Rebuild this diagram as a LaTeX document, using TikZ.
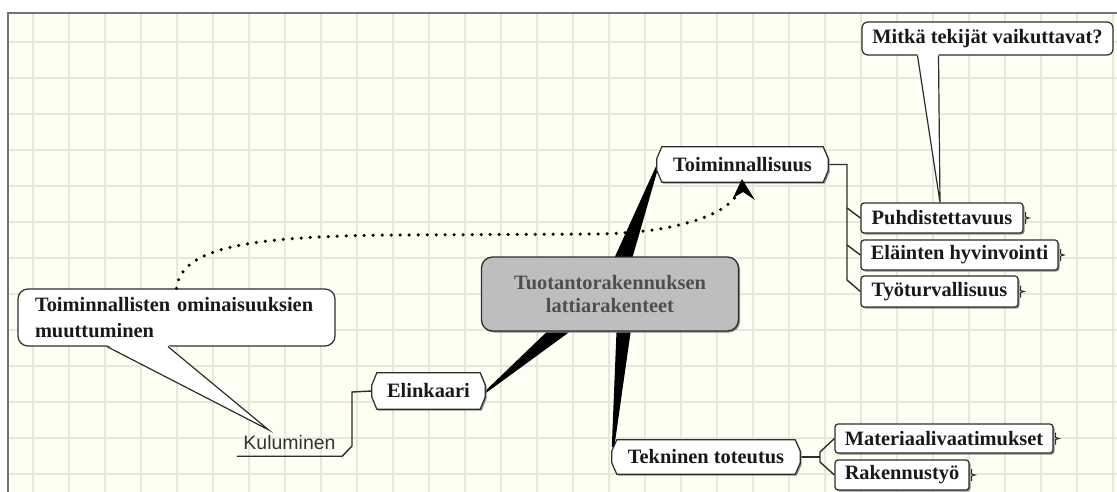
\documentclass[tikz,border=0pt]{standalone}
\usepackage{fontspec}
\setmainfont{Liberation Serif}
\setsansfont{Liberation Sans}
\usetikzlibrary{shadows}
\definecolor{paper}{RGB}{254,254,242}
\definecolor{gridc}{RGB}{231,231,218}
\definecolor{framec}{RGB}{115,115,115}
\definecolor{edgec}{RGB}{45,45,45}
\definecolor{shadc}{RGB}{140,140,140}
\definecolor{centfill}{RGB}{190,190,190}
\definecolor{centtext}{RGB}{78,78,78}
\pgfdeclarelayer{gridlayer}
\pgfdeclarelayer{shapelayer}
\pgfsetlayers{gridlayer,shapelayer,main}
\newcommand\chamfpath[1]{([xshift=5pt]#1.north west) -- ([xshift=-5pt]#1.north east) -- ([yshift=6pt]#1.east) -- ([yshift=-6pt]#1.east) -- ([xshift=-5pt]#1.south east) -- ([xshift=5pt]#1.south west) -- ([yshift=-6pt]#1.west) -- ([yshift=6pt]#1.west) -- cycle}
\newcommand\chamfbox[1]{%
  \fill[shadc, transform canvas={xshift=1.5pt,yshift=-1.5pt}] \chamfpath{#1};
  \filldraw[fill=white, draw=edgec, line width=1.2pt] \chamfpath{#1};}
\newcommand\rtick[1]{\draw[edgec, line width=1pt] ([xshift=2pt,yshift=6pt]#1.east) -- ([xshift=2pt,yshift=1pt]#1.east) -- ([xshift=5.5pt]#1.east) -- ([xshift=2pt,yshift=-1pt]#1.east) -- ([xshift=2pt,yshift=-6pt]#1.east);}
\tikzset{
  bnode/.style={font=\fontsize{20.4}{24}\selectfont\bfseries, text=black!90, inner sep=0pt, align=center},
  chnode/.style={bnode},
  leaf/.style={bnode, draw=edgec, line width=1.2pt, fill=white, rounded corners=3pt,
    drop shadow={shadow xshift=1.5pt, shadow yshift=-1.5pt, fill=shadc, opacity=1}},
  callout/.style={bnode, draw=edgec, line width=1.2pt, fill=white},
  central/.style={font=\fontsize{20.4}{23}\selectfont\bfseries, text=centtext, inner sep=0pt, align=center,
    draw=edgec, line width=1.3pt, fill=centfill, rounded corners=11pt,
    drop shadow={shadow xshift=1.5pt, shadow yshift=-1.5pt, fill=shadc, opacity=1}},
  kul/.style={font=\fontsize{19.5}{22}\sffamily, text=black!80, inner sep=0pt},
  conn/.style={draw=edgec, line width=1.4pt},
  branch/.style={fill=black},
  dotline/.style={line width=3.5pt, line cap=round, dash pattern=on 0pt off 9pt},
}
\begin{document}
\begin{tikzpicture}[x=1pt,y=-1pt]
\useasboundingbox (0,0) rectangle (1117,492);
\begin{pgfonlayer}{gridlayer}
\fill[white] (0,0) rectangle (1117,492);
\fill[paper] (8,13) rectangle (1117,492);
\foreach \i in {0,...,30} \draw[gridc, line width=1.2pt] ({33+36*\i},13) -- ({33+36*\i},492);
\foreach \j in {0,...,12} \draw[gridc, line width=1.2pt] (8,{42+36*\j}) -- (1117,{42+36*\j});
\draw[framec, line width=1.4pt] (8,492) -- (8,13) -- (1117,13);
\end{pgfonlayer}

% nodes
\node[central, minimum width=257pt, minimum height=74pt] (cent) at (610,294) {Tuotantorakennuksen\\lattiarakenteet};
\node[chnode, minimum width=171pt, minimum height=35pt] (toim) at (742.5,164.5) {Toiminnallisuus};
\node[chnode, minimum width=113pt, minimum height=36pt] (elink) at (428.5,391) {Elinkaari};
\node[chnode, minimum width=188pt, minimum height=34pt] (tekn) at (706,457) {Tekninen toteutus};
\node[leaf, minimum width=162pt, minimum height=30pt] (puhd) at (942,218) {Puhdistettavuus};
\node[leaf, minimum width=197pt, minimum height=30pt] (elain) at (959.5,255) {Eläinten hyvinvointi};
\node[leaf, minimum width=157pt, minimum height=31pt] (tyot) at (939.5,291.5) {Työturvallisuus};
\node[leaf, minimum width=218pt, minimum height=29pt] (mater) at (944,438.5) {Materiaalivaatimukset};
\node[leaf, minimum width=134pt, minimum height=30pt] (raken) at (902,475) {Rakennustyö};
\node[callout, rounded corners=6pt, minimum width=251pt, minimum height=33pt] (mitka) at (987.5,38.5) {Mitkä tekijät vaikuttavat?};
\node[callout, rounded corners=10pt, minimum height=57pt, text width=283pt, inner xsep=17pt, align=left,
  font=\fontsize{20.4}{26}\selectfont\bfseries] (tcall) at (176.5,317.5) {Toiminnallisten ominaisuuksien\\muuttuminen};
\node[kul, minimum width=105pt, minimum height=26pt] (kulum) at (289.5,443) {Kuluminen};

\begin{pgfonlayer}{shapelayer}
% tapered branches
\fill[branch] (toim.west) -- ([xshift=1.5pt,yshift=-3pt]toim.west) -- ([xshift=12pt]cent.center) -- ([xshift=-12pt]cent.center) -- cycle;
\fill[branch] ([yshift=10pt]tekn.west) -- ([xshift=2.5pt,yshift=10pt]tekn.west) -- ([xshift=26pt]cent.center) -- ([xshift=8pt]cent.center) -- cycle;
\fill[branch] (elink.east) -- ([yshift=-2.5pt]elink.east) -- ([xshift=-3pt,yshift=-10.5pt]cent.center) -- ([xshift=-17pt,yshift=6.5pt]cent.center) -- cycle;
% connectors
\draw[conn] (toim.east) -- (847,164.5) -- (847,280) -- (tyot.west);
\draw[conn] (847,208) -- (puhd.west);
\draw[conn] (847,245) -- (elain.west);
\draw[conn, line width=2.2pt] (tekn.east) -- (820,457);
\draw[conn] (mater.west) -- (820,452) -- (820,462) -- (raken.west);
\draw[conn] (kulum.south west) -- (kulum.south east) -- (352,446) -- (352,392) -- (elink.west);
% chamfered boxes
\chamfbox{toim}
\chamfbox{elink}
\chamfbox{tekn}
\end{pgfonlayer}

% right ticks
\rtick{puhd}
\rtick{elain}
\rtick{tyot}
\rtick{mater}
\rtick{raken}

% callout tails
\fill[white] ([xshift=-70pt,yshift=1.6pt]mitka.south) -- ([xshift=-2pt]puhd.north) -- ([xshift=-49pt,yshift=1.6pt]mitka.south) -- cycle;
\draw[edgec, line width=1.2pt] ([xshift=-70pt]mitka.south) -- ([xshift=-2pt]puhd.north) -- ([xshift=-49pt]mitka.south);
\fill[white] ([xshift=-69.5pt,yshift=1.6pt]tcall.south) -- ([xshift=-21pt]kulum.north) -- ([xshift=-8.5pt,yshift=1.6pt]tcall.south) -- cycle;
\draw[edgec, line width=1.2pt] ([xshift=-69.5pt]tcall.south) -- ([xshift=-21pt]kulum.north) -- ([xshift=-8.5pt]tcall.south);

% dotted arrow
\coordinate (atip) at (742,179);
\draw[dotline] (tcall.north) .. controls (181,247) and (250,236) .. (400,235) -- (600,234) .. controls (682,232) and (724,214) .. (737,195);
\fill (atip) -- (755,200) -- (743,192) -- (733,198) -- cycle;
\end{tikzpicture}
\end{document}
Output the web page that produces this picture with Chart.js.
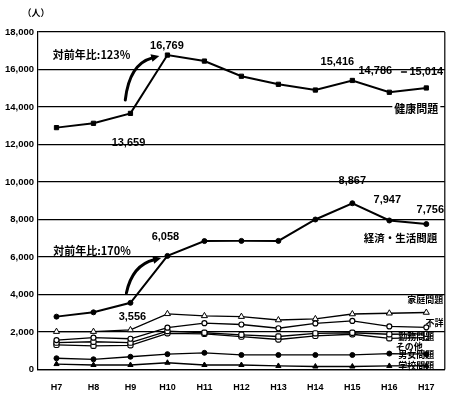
+++
▶ [WORK TO COMPLETE]
Output the material word for word, omitting its pictures.

▶ [EXERCISE RESULT]
Rebuild this diagram as a LaTeX document, using TikZ.
\documentclass[tikz,border=0pt]{standalone}
\usepackage{fontspec}
\setmainfont{Liberation Serif}
\setsansfont{Liberation Sans}
\usetikzlibrary{shadows}
\definecolor{paper}{RGB}{254,254,242}
\definecolor{gridc}{RGB}{231,231,218}
\definecolor{framec}{RGB}{115,115,115}
\definecolor{edgec}{RGB}{45,45,45}
\definecolor{shadc}{RGB}{140,140,140}
\definecolor{centfill}{RGB}{190,190,190}
\definecolor{centtext}{RGB}{78,78,78}
\pgfdeclarelayer{gridlayer}
\pgfdeclarelayer{shapelayer}
\pgfsetlayers{gridlayer,shapelayer,main}
\newcommand\chamfpath[1]{([xshift=5pt]#1.north west) -- ([xshift=-5pt]#1.north east) -- ([yshift=6pt]#1.east) -- ([yshift=-6pt]#1.east) -- ([xshift=-5pt]#1.south east) -- ([xshift=5pt]#1.south west) -- ([yshift=-6pt]#1.west) -- ([yshift=6pt]#1.west) -- cycle}
\newcommand\chamfbox[1]{%
  \fill[shadc, transform canvas={xshift=1.5pt,yshift=-1.5pt}] \chamfpath{#1};
  \filldraw[fill=white, draw=edgec, line width=1.2pt] \chamfpath{#1};}
\newcommand\rtick[1]{\draw[edgec, line width=1pt] ([xshift=2pt,yshift=6pt]#1.east) -- ([xshift=2pt,yshift=1pt]#1.east) -- ([xshift=5.5pt]#1.east) -- ([xshift=2pt,yshift=-1pt]#1.east) -- ([xshift=2pt,yshift=-6pt]#1.east);}
\tikzset{
  bnode/.style={font=\fontsize{20.4}{24}\selectfont\bfseries, text=black!90, inner sep=0pt, align=center},
  chnode/.style={bnode},
  leaf/.style={bnode, draw=edgec, line width=1.2pt, fill=white, rounded corners=3pt,
    drop shadow={shadow xshift=1.5pt, shadow yshift=-1.5pt, fill=shadc, opacity=1}},
  callout/.style={bnode, draw=edgec, line width=1.2pt, fill=white},
  central/.style={font=\fontsize{20.4}{23}\selectfont\bfseries, text=centtext, inner sep=0pt, align=center,
    draw=edgec, line width=1.3pt, fill=centfill, rounded corners=11pt,
    drop shadow={shadow xshift=1.5pt, shadow yshift=-1.5pt, fill=shadc, opacity=1}},
  kul/.style={font=\fontsize{19.5}{22}\sffamily, text=black!80, inner sep=0pt},
  conn/.style={draw=edgec, line width=1.4pt},
  branch/.style={fill=black},
  dotline/.style={line width=3.5pt, line cap=round, dash pattern=on 0pt off 9pt},
}
\begin{document}
\begin{tikzpicture}[x=1pt,y=-1pt]
\useasboundingbox (0,0) rectangle (1117,492);
\begin{pgfonlayer}{gridlayer}
\fill[white] (0,0) rectangle (1117,492);
\fill[paper] (8,13) rectangle (1117,492);
\foreach \i in {0,...,30} \draw[gridc, line width=1.2pt] ({33+36*\i},13) -- ({33+36*\i},492);
\foreach \j in {0,...,12} \draw[gridc, line width=1.2pt] (8,{42+36*\j}) -- (1117,{42+36*\j});
\draw[framec, line width=1.4pt] (8,492) -- (8,13) -- (1117,13);
\end{pgfonlayer}

% nodes
\node[central, minimum width=257pt, minimum height=74pt] (cent) at (610,294) {Tuotantorakennuksen\\lattiarakenteet};
\node[chnode, minimum width=171pt, minimum height=35pt] (toim) at (742.5,164.5) {Toiminnallisuus};
\node[chnode, minimum width=113pt, minimum height=36pt] (elink) at (428.5,391) {Elinkaari};
\node[chnode, minimum width=188pt, minimum height=34pt] (tekn) at (706,457) {Tekninen toteutus};
\node[leaf, minimum width=162pt, minimum height=30pt] (puhd) at (942,218) {Puhdistettavuus};
\node[leaf, minimum width=197pt, minimum height=30pt] (elain) at (959.5,255) {Eläinten hyvinvointi};
\node[leaf, minimum width=157pt, minimum height=31pt] (tyot) at (939.5,291.5) {Työturvallisuus};
\node[leaf, minimum width=218pt, minimum height=29pt] (mater) at (944,438.5) {Materiaalivaatimukset};
\node[leaf, minimum width=134pt, minimum height=30pt] (raken) at (902,475) {Rakennustyö};
\node[callout, rounded corners=6pt, minimum width=251pt, minimum height=33pt] (mitka) at (987.5,38.5) {Mitkä tekijät vaikuttavat?};
\node[callout, rounded corners=10pt, minimum height=57pt, text width=283pt, inner xsep=17pt, align=left,
  font=\fontsize{20.4}{26}\selectfont\bfseries] (tcall) at (176.5,317.5) {Toiminnallisten ominaisuuksien\\muuttuminen};
\node[kul, minimum width=105pt, minimum height=26pt] (kulum) at (289.5,443) {Kuluminen};

\begin{pgfonlayer}{shapelayer}
% tapered branches
\fill[branch] (toim.west) -- ([xshift=1.5pt,yshift=-3pt]toim.west) -- ([xshift=12pt]cent.center) -- ([xshift=-12pt]cent.center) -- cycle;
\fill[branch] ([yshift=10pt]tekn.west) -- ([xshift=2.5pt,yshift=10pt]tekn.west) -- ([xshift=26pt]cent.center) -- ([xshift=8pt]cent.center) -- cycle;
\fill[branch] (elink.east) -- ([yshift=-2.5pt]elink.east) -- ([xshift=-3pt,yshift=-10.5pt]cent.center) -- ([xshift=-17pt,yshift=6.5pt]cent.center) -- cycle;
% connectors
\draw[conn] (toim.east) -- (847,164.5) -- (847,280) -- (tyot.west);
\draw[conn] (847,208) -- (puhd.west);
\draw[conn] (847,245) -- (elain.west);
\draw[conn, line width=2.2pt] (tekn.east) -- (820,457);
\draw[conn] (mater.west) -- (820,452) -- (820,462) -- (raken.west);
\draw[conn] (kulum.south west) -- (kulum.south east) -- (352,446) -- (352,392) -- (elink.west);
% chamfered boxes
\chamfbox{toim}
\chamfbox{elink}
\chamfbox{tekn}
\end{pgfonlayer}

% right ticks
\rtick{puhd}
\rtick{elain}
\rtick{tyot}
\rtick{mater}
\rtick{raken}

% callout tails
\fill[white] ([xshift=-70pt,yshift=1.6pt]mitka.south) -- ([xshift=-2pt]puhd.north) -- ([xshift=-49pt,yshift=1.6pt]mitka.south) -- cycle;
\draw[edgec, line width=1.2pt] ([xshift=-70pt]mitka.south) -- ([xshift=-2pt]puhd.north) -- ([xshift=-49pt]mitka.south);
\fill[white] ([xshift=-69.5pt,yshift=1.6pt]tcall.south) -- ([xshift=-21pt]kulum.north) -- ([xshift=-8.5pt,yshift=1.6pt]tcall.south) -- cycle;
\draw[edgec, line width=1.2pt] ([xshift=-69.5pt]tcall.south) -- ([xshift=-21pt]kulum.north) -- ([xshift=-8.5pt]tcall.south);

% dotted arrow
\coordinate (atip) at (742,179);
\draw[dotline] (tcall.north) .. controls (181,247) and (250,236) .. (400,235) -- (600,234) .. controls (682,232) and (724,214) .. (737,195);
\fill (atip) -- (755,200) -- (743,192) -- (733,198) -- cycle;
\end{tikzpicture}
\end{document}
Output the web page that produces this picture with Chart.js.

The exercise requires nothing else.